Recent developments in new materials for healthcare and wearable electronics highlight the potential of hydrogels, renowned flexibility, biocompatibility, and adaptability. Composite hydrogels have significant capability for applications requiring multifunctional performance. However, the gas-sensitive components used in traditional gas sensors lack properties such as self-adhere, self-heal, or stretch. This paper introduces a novel composite flexible oxygen-sensitive material composed of polyanionic cellulose (PAC), which is rich in carboxyl groups, locust bean gum (LBG) enhances hydrogel adhesion, and polyacrylamide (PAM) forming a network with diverse interaction sites. The integration of the hydrogel composite with Potassium persulfate (KPS) and N, N¹ methylene bis (acrylamide) AR (MBA) led to improved performance outcomes.
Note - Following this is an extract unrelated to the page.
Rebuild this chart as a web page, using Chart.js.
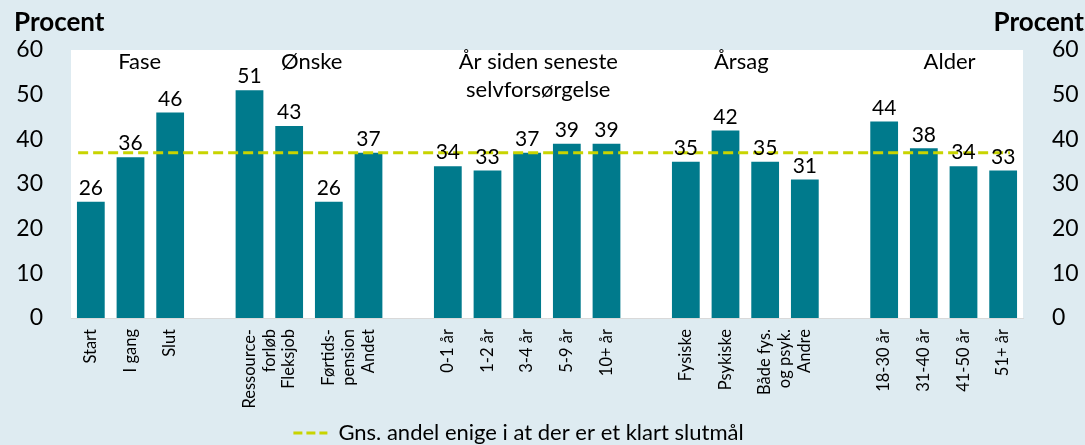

Using the hydrogel's distinctive characteristics, the oxygen sensor demonstrates exceptional stretchability of up to 1533 %, gas selectivity, and stable performance under varying humidity conditions, the sensor performs optimally at 40 % relative humidity (RH). Resistance measurements show a sharp increase from tens of ohms to 4.8–5.3 kΩ when exposed to O₂ at the 8-s mark, maintaining this level during exposure. Notably, the sensor demonstrates no significant resistance change in response to N₂ over time. The proposed PAC/LBG/PAM (PLP) hydrogel offers advantages such as excellent stretchability, self-healing ability, electrical conductivity, strong adhesion to organic and inorganic materials, operation at low temperatures, adsorption of nanoparticles, operation under various humidity levels, shortening wound healing period, and selectivity and detection of oxygen gas. The novel hydrogel holds the potential for application in various fields, including flexible sensor production, water management, and wearables.